Site information
- Type: Yamajiro-style castle
- Controlled by: Annaka clan, Takeda clan, Go-Hōjō clan
- Condition: ruins

Location
- Coordinates: 36°19′21″N 138°47′33″E﻿ / ﻿36.3224°N 138.7925°E

Site history
- Built: Muromachi period
- Built by: Annaka clan
- Demolished: 1590
- Events: Siege of Matsuida Castle

Garrison information
- Past commanders: Annaka Tadamasa, Daidōji Masashige

= Matsuida Castle =

Castle in Nagano, Japan

Matsuida Castle (松井田城, Matsuida-jō)) is the remains of a castle structure in Annaka, Gunma Prefecture, Japan.

After Go-Hōjō's army defeated Takigawa Kazumasu's army in the Battle of Shintsugawa, Matsuida Castle was seized and controlled by the Go-Hōjō clan.
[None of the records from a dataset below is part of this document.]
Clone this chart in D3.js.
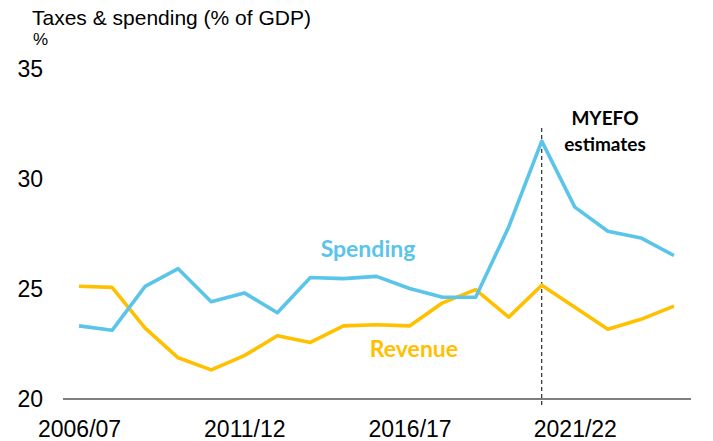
<!DOCTYPE html>
<html>
<head>
<meta charset="utf-8">
<script src="https://cdn.jsdelivr.net/npm/d3@7"></script>
<style>
  body { margin: 0; background: #fff; }
  svg text { font-family: "Liberation Sans", Arial, sans-serif; }
  svg text.lbl { font-family: Lato, "Open Sans", sans-serif; font-weight: bold; }
</style>
</head>
<body>
<div id="chart"></div>
<script>
var width = 713;
var height = 441;

var years = ["2006/07","2007/08","2008/09","2009/10","2010/11","2011/12","2012/13",
  "2013/14","2014/15","2015/16","2016/17","2017/18","2018/19","2019/20","2020/21",
  "2021/22","2022/23","2023/24","2024/25"];
var spending = [23.3, 23.1, 25.1, 25.9, 24.4, 24.8, 23.9, 25.5, 25.45, 25.55, 25.0,
  24.6, 24.6, 27.8, 31.7, 28.7, 27.6, 27.3, 26.5];
var revenue = [25.1, 25.05, 23.2, 21.85, 21.3, 21.95, 22.85, 22.55, 23.3, 23.35, 23.3,
  24.35, 24.95, 23.7, 25.15, 24.15, 23.15, 23.6, 24.2];
var yTicks = [20, 25, 30, 35];
var xTickLabels = ["2006/07", "2011/12", "2016/17", "2021/22"];
var estimatesStart = "2020/21";

var blue = "#5bc4e9";
var gold = "#ffc000";

var svg = d3.select("#chart")
  .append("svg")
    .attr("width", width)
    .attr("height", height);

var x = d3.scalePoint()
  .domain(years)
  .range([62.5, 690.5])
  .padding(0.5);

var y = d3.scaleLinear()
  .domain([20, 35])
  .range([398.5, 68.5]);

// title
svg.append("text")
  .attr("x", 32).attr("y", 25)
  .style("font-size", "21px")
  .text("Taxes & spending (% of GDP)");
svg.append("text")
  .attr("x", 33).attr("y", 45)
  .style("font-size", "17px")
  .text("%");

// y labels
var yAxis = d3.axisLeft(y).tickValues(yTicks).tickSize(0).tickPadding(0);
var gy = svg.append("g")
  .attr("transform", "translate(43,0)")
  .call(yAxis);
gy.select(".domain").remove();
gy.selectAll("text")
  .style("font-size", "23px")
  .style("font-family", "'Liberation Sans', Arial, sans-serif")
  .attr("fill", "#000")
  .attr("dy", "0.35em");

// x axis
var xAxis = d3.axisBottom(x).tickValues(xTickLabels).tickSize(0).tickPadding(0);
var gx = svg.append("g")
  .attr("transform", "translate(0," + y(20) + ")")
  .call(xAxis);
gx.select(".domain")
  .attr("stroke", "#000")
  .attr("stroke-width", 1.2);
gx.selectAll("text")
  .style("font-size", "23px")
  .style("font-family", "'Liberation Sans', Arial, sans-serif")
  .attr("fill", "#000")
  .attr("dy", null)
  .attr("y", 38);

// dashed divider
svg.append("line")
  .attr("x1", x(estimatesStart)).attr("x2", x(estimatesStart))
  .attr("y1", 128).attr("y2", 406)
  .attr("stroke", "#000")
  .attr("stroke-width", 1)
  .attr("stroke-dasharray", "4,3");

var line = d3.line()
  .x(function(d, i){ return x(years[i]); })
  .y(function(d){ return y(d); });

svg.append("path")
  .datum(revenue)
  .attr("d", line)
  .attr("fill", "none")
  .attr("stroke", gold)
  .attr("stroke-width", 3.6)
  .attr("stroke-linejoin", "round");

svg.append("path")
  .datum(spending)
  .attr("d", line)
  .attr("fill", "none")
  .attr("stroke", blue)
  .attr("stroke-width", 3.6)
  .attr("stroke-linejoin", "round");

// series labels
svg.append("text")
  .attr("class", "lbl")
  .attr("x", 368).attr("y", 257)
  .attr("text-anchor", "middle")
  .style("font-size", "23px")
  .attr("fill", blue)
  .text("Spending");
svg.append("text")
  .attr("class", "lbl")
  .attr("x", 414).attr("y", 357)
  .attr("text-anchor", "middle")
  .style("font-size", "23px")
  .attr("fill", gold)
  .text("Revenue");

// annotation
svg.append("text")
  .attr("class", "lbl")
  .attr("x", 605).attr("y", 125)
  .attr("text-anchor", "middle")
  .style("font-size", "19px")
  .attr("fill", "#000")
  .text("MYEFO");
svg.append("text")
  .attr("class", "lbl")
  .attr("x", 605).attr("y", 151)
  .attr("text-anchor", "middle")
  .style("font-size", "19px")
  .attr("fill", "#000")
  .text("estimates");
</script>
</body>
</html>
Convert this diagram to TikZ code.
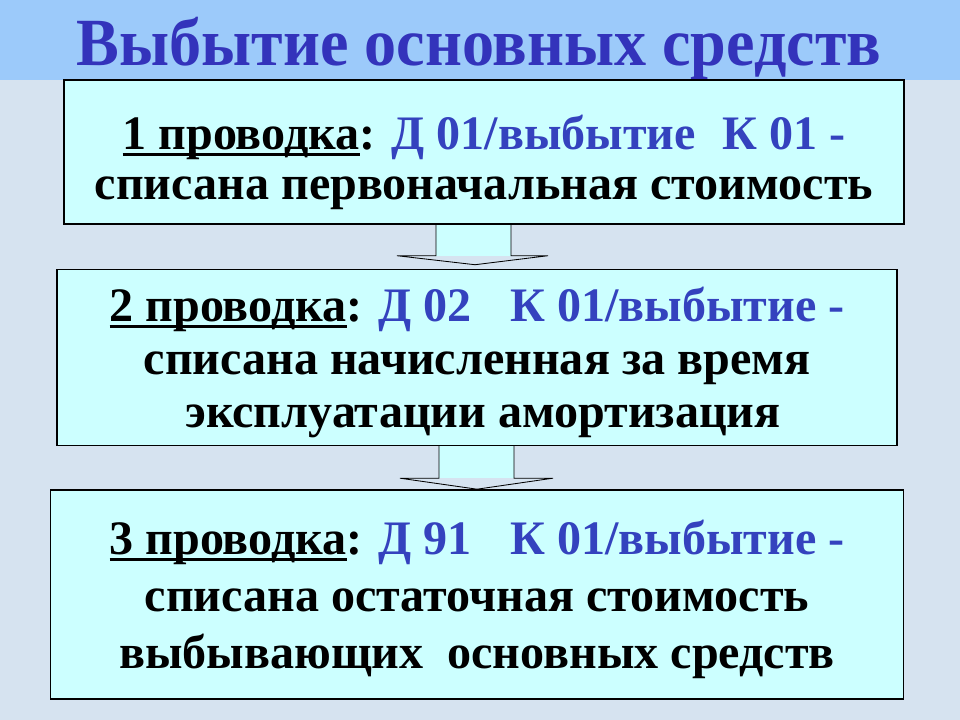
\documentclass[tikz,border=0pt]{standalone}
\usepackage{fontspec}
\setmainfont{Liberation Serif}
\newfontfamily\titlefont[FakeStretch=0.95]{Liberation Serif}
\usepackage{xcolor}
\usetikzlibrary{calc,positioning}
\definecolor{titleblue}{RGB}{51,51,187}
\definecolor{accblue}{RGB}{52,66,190}
\definecolor{boxcyan}{RGB}{204,255,255}
\definecolor{bandblue}{RGB}{156,202,250}
\definecolor{frost}{RGB}{214,227,240}
\tikzset{
        entry/.style = {draw, rectangle, fill=boxcyan, line width=1pt,
            align=center, inner sep=0pt,
            font=\bfseries\fontsize{34.2}{37.5}\selectfont},
        blockarrow/.style = {draw, line width=0.6pt, line join=miter},
        heading/.style = {anchor=base, text=titleblue,
            font=\titlefont\bfseries\fontsize{48}{50}\selectfont},
    }
\newcommand{\acc}[1]{\textcolor{accblue}{#1}}
\newcommand{\uline}[1]{\setbox0\hbox{#1}\rlap{\rule[-4.2pt]{\wd0}{1.7pt}}\box0}
\newcommand{\topgap}[1]{\rule{0pt}{#1em}}

\begin{document}
\begin{tikzpicture}[x=0.025cm,y=-0.025cm]
    \useasboundingbox (0,0) rectangle (960,720);
    \fill[frost] (0,0) rectangle (960,720);
    \fill[bandblue] (0,0) rectangle (960,80);

    \node[heading] (ttl) at (479,66) {Выбытие основных средств};

    % the three postings
    \node[entry, minimum width=21cm, minimum height=3.6cm,
          font=\bfseries\fontsize{34.2}{35.6}\selectfont] (p1) at (484,152)
        {\topgap{1.16}\uline{1 проводка}: \acc{Д 01/выбытие\hspace{0.55em}К 01 -}\\
         списана первоначальная стоимость};
    \node[entry, minimum width=21cm, minimum height=4.4cm,
          below=1.1cm of p1, xshift=-0.175cm] (p2)
        {\topgap{0.93}\uline{2 проводка}: \acc{Д 02\hspace{0.8em}К 01/выбытие -}\\
         списана начисленная за время\\
         \ эксплуатации амортизация};
    \node[entry, minimum width=21.325cm, minimum height=5.225cm,
          below=1.075cm of p2, font=\bfseries\fontsize{34.2}{40.5}\selectfont] (p3)
        {\topgap{0.93}\uline{3 проводка}: \acc{Д 91\hspace{0.8em}К 01/выбытие -}\\
         списана остаточная стоимость\\
         выбывающих\ \ основных средств};

    % block arrows between the boxes (only the stem is tinted)
    \fill[boxcyan] ($(p1.south)+(-48,0)$) rectangle ($(p1.south)+(27,31)$);
    \draw[blockarrow] ($(p1.south)+(-48,0)$) -- ++(0,31) -- ++(-39,0)
        -- ($(p2.north)+(-2,-4)$) -- ($(p1.south)+(64,31)$)
        -- ++(-37,0) -- ($(p1.south)+(27,0)$);
    \fill[boxcyan] ($(p2.south)+(-38,0)$) rectangle ($(p2.south)+(37,32)$);
    \draw[blockarrow] ($(p2.south)+(-38,0)$) -- ++(0,32) -- ++(-39,0)
        -- (p3.north) -- ($(p2.south)+(76,32)$)
        -- ++(-39,0) -- ($(p2.south)+(37,0)$);
\end{tikzpicture}
\end{document}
Daidōji Masashige expanded and improved the defences of the castle against a possible invasion of the Toyotomi clan. In 1590, after the outbreak of the Siege of Odawara, the castle was besieged by a big army of the Toyotomi clan and attacked by Maeda Toshiie, Uesugi Kagekatsu and Sanada Masayuki. Masashige surrendered after about a month of siege.

Its ruins have been protected as a Town designated historic site.